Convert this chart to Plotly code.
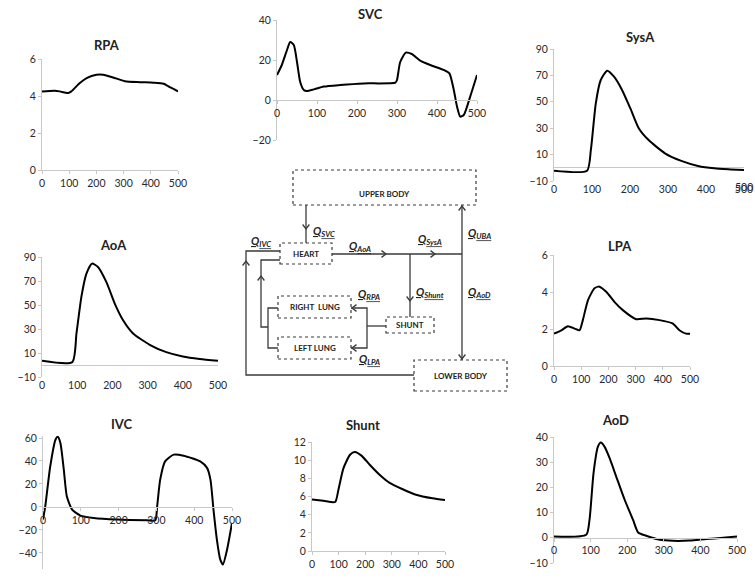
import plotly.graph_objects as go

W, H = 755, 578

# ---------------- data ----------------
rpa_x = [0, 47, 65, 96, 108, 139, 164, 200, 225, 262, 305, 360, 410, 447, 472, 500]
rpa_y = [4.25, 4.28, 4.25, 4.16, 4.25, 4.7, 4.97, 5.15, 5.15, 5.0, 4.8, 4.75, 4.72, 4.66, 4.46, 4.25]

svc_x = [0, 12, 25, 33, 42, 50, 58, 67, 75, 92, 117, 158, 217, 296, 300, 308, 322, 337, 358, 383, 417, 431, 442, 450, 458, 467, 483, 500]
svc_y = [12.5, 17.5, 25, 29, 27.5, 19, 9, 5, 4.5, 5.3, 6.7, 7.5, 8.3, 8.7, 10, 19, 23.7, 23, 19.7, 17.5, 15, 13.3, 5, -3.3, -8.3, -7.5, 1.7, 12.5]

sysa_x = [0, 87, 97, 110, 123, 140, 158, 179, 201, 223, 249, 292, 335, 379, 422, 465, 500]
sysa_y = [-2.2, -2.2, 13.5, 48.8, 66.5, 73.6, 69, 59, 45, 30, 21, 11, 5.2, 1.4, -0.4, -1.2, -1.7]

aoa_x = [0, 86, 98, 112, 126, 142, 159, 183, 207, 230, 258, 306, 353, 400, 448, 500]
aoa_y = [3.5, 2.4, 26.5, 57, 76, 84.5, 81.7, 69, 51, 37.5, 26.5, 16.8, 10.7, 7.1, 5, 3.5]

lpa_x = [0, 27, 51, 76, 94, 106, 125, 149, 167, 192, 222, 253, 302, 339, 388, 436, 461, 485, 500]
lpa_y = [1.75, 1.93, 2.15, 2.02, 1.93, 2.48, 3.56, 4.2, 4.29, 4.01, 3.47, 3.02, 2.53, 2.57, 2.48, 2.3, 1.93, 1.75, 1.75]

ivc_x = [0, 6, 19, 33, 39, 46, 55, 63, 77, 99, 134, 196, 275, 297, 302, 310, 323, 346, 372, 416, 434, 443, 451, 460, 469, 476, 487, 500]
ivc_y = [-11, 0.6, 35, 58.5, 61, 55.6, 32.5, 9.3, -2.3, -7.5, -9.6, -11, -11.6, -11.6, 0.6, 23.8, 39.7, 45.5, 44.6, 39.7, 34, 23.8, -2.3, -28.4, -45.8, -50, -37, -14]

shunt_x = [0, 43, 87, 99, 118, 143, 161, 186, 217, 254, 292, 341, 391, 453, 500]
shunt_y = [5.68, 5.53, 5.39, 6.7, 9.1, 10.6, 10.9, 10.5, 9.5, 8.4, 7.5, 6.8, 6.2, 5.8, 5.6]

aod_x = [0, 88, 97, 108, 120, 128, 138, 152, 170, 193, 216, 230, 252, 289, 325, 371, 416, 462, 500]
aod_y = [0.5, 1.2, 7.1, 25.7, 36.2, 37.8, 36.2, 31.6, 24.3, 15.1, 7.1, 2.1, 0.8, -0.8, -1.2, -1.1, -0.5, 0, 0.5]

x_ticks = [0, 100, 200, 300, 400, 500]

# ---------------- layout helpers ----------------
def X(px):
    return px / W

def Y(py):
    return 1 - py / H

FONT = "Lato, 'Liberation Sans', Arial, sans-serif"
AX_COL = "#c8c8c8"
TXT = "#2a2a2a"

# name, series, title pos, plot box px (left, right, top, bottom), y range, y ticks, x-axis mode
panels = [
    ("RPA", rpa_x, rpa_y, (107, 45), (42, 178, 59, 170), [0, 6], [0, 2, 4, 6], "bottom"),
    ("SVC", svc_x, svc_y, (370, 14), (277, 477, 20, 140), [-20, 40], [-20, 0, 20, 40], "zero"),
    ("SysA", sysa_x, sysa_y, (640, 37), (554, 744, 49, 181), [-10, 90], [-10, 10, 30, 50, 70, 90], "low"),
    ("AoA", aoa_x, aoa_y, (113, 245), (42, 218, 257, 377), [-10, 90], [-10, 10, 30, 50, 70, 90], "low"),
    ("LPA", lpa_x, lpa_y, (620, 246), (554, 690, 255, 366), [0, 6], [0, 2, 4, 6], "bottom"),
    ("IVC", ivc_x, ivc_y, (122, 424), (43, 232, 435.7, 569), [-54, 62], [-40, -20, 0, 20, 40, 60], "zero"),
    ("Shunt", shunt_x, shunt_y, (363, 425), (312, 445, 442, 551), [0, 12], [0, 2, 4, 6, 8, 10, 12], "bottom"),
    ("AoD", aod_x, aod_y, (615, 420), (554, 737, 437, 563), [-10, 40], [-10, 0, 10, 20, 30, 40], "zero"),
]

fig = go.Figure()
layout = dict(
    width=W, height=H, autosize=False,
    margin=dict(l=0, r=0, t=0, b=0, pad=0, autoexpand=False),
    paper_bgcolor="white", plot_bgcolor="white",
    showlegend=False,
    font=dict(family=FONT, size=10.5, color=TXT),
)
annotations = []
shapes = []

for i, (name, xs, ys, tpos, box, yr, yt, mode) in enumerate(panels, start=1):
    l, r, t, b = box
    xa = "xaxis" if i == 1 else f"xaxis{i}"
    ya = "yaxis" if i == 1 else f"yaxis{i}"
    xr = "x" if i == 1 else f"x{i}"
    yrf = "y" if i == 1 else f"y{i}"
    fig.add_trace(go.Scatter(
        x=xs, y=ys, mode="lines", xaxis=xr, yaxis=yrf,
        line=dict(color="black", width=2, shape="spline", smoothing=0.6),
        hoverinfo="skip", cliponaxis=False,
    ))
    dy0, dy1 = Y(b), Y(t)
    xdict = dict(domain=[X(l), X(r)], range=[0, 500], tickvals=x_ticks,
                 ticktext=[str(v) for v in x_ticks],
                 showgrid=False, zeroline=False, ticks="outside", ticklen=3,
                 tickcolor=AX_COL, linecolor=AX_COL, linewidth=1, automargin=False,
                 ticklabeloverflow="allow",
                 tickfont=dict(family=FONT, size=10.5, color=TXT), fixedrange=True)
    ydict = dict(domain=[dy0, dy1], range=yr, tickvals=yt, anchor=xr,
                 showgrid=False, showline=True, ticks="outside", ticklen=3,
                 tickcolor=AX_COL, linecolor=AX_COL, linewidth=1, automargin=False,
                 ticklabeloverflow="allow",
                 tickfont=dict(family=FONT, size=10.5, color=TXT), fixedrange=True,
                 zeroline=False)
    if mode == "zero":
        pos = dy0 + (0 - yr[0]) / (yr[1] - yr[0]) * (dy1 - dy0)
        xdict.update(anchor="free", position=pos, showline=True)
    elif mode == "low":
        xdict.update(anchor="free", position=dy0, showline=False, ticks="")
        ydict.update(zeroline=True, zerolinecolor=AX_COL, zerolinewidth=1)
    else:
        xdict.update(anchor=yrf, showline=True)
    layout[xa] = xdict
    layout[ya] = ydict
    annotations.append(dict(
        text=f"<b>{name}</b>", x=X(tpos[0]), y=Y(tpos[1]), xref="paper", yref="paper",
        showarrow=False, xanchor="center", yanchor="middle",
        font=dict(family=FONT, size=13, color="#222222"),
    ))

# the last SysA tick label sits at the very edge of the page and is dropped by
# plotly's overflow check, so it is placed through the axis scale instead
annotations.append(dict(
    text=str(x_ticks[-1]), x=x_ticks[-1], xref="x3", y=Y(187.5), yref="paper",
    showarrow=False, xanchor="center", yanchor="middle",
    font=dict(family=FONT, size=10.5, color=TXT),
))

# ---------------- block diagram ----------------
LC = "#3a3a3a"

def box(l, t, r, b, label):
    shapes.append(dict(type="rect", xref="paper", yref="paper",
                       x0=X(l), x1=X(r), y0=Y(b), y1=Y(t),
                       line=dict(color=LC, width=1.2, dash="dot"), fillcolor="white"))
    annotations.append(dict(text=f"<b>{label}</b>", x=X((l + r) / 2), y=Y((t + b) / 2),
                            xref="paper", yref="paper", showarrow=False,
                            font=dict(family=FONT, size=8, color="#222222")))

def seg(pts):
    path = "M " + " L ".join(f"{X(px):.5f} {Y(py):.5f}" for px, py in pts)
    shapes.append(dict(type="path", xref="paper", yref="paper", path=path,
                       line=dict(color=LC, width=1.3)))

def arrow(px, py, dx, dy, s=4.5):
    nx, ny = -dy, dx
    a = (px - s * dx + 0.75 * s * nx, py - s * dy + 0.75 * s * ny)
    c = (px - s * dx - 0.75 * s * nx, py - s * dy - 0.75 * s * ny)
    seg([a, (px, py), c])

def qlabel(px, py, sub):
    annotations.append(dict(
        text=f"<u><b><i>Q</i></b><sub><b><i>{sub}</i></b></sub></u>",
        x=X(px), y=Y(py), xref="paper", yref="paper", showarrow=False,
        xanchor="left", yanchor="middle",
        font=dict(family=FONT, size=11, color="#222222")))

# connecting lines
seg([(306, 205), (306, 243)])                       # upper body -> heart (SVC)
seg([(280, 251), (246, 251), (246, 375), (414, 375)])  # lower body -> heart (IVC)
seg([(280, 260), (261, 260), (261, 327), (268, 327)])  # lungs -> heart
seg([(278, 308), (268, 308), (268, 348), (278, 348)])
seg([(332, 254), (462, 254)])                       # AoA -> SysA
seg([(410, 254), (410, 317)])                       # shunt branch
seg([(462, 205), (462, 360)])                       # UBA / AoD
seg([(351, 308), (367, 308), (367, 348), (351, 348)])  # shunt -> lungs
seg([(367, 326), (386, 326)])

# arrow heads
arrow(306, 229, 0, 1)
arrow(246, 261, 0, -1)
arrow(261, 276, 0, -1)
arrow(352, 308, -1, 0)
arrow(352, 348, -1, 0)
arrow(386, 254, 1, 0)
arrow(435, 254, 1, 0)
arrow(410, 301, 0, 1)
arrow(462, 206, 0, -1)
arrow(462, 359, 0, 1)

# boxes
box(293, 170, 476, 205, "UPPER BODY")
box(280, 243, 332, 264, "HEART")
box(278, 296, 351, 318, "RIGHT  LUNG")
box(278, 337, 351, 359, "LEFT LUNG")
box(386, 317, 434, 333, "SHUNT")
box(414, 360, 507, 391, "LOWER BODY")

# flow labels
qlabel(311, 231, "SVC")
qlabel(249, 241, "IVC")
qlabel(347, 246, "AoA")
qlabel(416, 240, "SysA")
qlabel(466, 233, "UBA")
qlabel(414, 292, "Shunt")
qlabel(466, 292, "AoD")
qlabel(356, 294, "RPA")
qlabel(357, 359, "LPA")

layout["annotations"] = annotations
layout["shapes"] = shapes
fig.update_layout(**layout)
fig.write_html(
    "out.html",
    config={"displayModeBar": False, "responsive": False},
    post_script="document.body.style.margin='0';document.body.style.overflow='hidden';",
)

************

• _EXERCISE OBJECTIVE_: Pictures are excluded: retype only the lines from the beginning of the listing above through the line with "6.2, 5.8, 5.6]", both included.

• _TASK ANSWER_:
Convert this chart to Plotly code.
import plotly.graph_objects as go

W, H = 755, 578

# ---------------- data ----------------
rpa_x = [0, 47, 65, 96, 108, 139, 164, 200, 225, 262, 305, 360, 410, 447, 472, 500]
rpa_y = [4.25, 4.28, 4.25, 4.16, 4.25, 4.7, 4.97, 5.15, 5.15, 5.0, 4.8, 4.75, 4.72, 4.66, 4.46, 4.25]

svc_x = [0, 12, 25, 33, 42, 50, 58, 67, 75, 92, 117, 158, 217, 296, 300, 308, 322, 337, 358, 383, 417, 431, 442, 450, 458, 467, 483, 500]
svc_y = [12.5, 17.5, 25, 29, 27.5, 19, 9, 5, 4.5, 5.3, 6.7, 7.5, 8.3, 8.7, 10, 19, 23.7, 23, 19.7, 17.5, 15, 13.3, 5, -3.3, -8.3, -7.5, 1.7, 12.5]

sysa_x = [0, 87, 97, 110, 123, 140, 158, 179, 201, 223, 249, 292, 335, 379, 422, 465, 500]
sysa_y = [-2.2, -2.2, 13.5, 48.8, 66.5, 73.6, 69, 59, 45, 30, 21, 11, 5.2, 1.4, -0.4, -1.2, -1.7]

aoa_x = [0, 86, 98, 112, 126, 142, 159, 183, 207, 230, 258, 306, 353, 400, 448, 500]
aoa_y = [3.5, 2.4, 26.5, 57, 76, 84.5, 81.7, 69, 51, 37.5, 26.5, 16.8, 10.7, 7.1, 5, 3.5]

lpa_x = [0, 27, 51, 76, 94, 106, 125, 149, 167, 192, 222, 253, 302, 339, 388, 436, 461, 485, 500]
lpa_y = [1.75, 1.93, 2.15, 2.02, 1.93, 2.48, 3.56, 4.2, 4.29, 4.01, 3.47, 3.02, 2.53, 2.57, 2.48, 2.3, 1.93, 1.75, 1.75]

ivc_x = [0, 6, 19, 33, 39, 46, 55, 63, 77, 99, 134, 196, 275, 297, 302, 310, 323, 346, 372, 416, 434, 443, 451, 460, 469, 476, 487, 500]
ivc_y = [-11, 0.6, 35, 58.5, 61, 55.6, 32.5, 9.3, -2.3, -7.5, -9.6, -11, -11.6, -11.6, 0.6, 23.8, 39.7, 45.5, 44.6, 39.7, 34, 23.8, -2.3, -28.4, -45.8, -50, -37, -14]

shunt_x = [0, 43, 87, 99, 118, 143, 161, 186, 217, 254, 292, 341, 391, 453, 500]
shunt_y = [5.68, 5.53, 5.39, 6.7, 9.1, 10.6, 10.9, 10.5, 9.5, 8.4, 7.5, 6.8, 6.2, 5.8, 5.6]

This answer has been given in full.